"In January, a preliminary investigation found that He deliberately sidestepped regulations, dodged oversight, and used fake ethical review documents, according to Chinese media. (No official report was ever publicly released.) But as the scandal unfolded over the past 3 months, many Chinese ethicists and researchers noted that the most relevant regulations date back to 2003 and need updating in light of CRISPR’s emergence and other research advances.
The new rules cover experiments that involve gene editing, the transfer of genes or attempts to regulate gene expression, the use of stem cells, and other “high-risk” technologies in humans or in human organs or embryos that would be implanted in a person. All would require approval by a yet-to-be-specified agency under the State Council, the country’s highest administrative authority."
If they needed new rules, that may or may not suggest the issue is unclear
Anyway, this question you ask seems to lead to a question I asked back on 26/11/18
"I.e. is the claim about it being permitted or about it actually happening?"
To attempt an answer to my own question, I would point out the claim's first sentence says
YES coupons will pay IF$1 if there is a documented or otherwise verifiable case of intentional human germ-line genetic manipulation before 1/1/2020.
I don't see a requirement for it to be legal elsewhere in the claim
I also note the judge statement says
"In order to be judged true, a human individual has to exist whose germ-line cells contain a genetic modification, and there has to be some reasonable evidence that the individual can biologically (and legally) have progeny that inherit that modification."
These seem to be implying that if an individual exists then it has been allowed to happen.
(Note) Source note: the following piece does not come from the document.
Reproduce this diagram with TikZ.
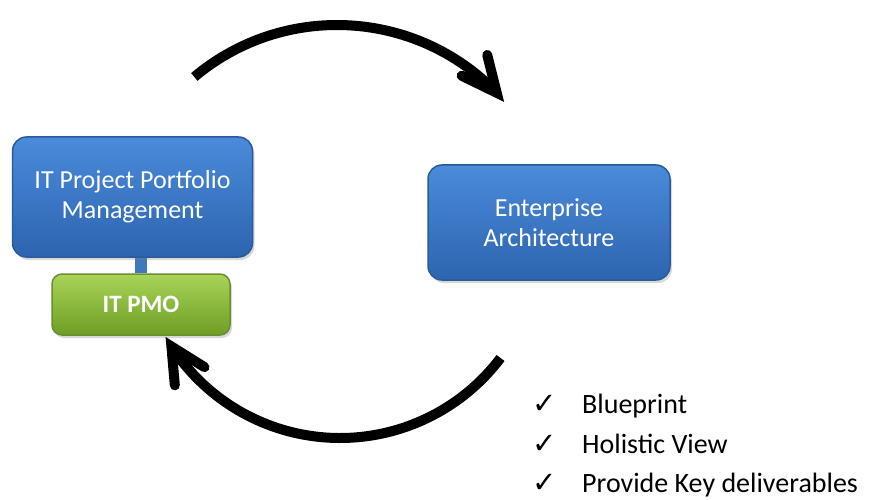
\documentclass[tikz,border=0pt]{standalone}
\usepackage{fontspec}
\setmainfont{Carlito}
\newfontfamily\symfont{DejaVu Sans}
\usetikzlibrary{shadows,backgrounds,calc}
\definecolor{blueA}{HTML}{4A8BDA}
\definecolor{blueB}{HTML}{2D64B0}
\definecolor{blueE}{HTML}{2A5A9A}
\definecolor{greenA}{HTML}{A8D458}
\definecolor{greenB}{HTML}{6E9E25}
\definecolor{greenE}{HTML}{6B8E2E}
\definecolor{barblue}{HTML}{3F78BE}
\begin{document}
\begin{tikzpicture}[x=1pt,y=-1pt,
  bluebox/.style={rounded corners=14pt, draw=blueE, line width=1.5pt,
    top color=blueA, bottom color=blueB, text=white, align=center,
    inner sep=0pt, font=\fontsize{26}{30}\selectfont,
    drop shadow={shadow xshift=2pt, shadow yshift=-3pt, opacity=0.3}},
  greenbox/.style={rounded corners=10pt, draw=greenE, line width=1.5pt,
    top color=greenA, bottom color=greenB, text=white, align=center,
    inner sep=0pt, font=\fontsize{25}{30}\selectfont\bfseries,
    drop shadow={shadow xshift=2pt, shadow yshift=-3pt, opacity=0.3}},
  arcline/.style={line width=10pt, black, line cap=butt},
  barb/.style={line width=10pt, black, line cap=round, line join=miter},
  item/.style={anchor=base west, inner sep=0pt, font=\fontsize{28}{34}\selectfont},
  link/.style={draw=barblue, line width=12pt}
]
\useasboundingbox (0,0) rectangle (876,500);

% boxes
\node[bluebox, minimum width=240pt, minimum height=120pt] (ppm) at (132.5,197)
  {IT Project Portfolio\\Management};
\node[bluebox, minimum width=242pt, minimum height=115pt] (ea) at (549,222.5)
  {Enterprise\\Architecture};
\node[greenbox, minimum width=178pt, minimum height=61pt] (pmo) at (141,304.5)
  {IT PMO};

\begin{scope}[on background layer]
  \draw[link] (ppm.south -| pmo.north) -- (pmo.north);
\end{scope}

% top arrow
\coordinate (c1) at (337,247);
\coordinate (s1) at ($(c1)+(-130:222)$);
\draw[arcline] (s1) arc[start angle=-130, end angle=-44, radius=222] coordinate (t1);
\draw[barb] ($(t1)+(-104:39)$) -- (t1) -- ($(t1)+(-154:39)$);

% bottom arrow
\coordinate (c2) at (340,237);
\coordinate (s2) at ($(c2)+(37:201)$);
\draw[arcline] (s2) arc[start angle=37, end angle=147, radius=201] coordinate (t2);
\draw[barb] ($(t2)+(85:39)$) -- (t2) -- ($(t2)+(32:39)$);

% list
\node[item] (l1) at (532,413) {\makebox[50pt][l]{\symfont\fontsize{29}{30}\selectfont ✓}Blueprint};
\node[item] (l2) at (532,453) {\makebox[50pt][l]{\symfont\fontsize{29}{30}\selectfont ✓}Holistic View};
\node[item] (l3) at (532,492) {\makebox[50pt][l]{\symfont\fontsize{29}{30}\selectfont ✓}Provide Key deliverables};
\end{tikzpicture}
\end{document}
I do concede it may be possible to read the third paragraph providing background to the issue makes it seem as if the question is about whether the event is 'ethically allowed to happen'. Does existence such individuals mean it has been allowed to happen, even though there perhaps were rules against it they perhaps weren't strong enough to prevent it? Anyway it appears to me that the third paragraph is just background info about the issue and doesn't seem to add any requirements to the claim whether that is for the procedure to have to be legal or anything else.
(7886 crandles still holding +302)
> On 03 March 2019 at 22:00 Neal Gafter <firstname.lastname@example.org> wrote:
> Do we believe this work was legally permitted when and where it occurred?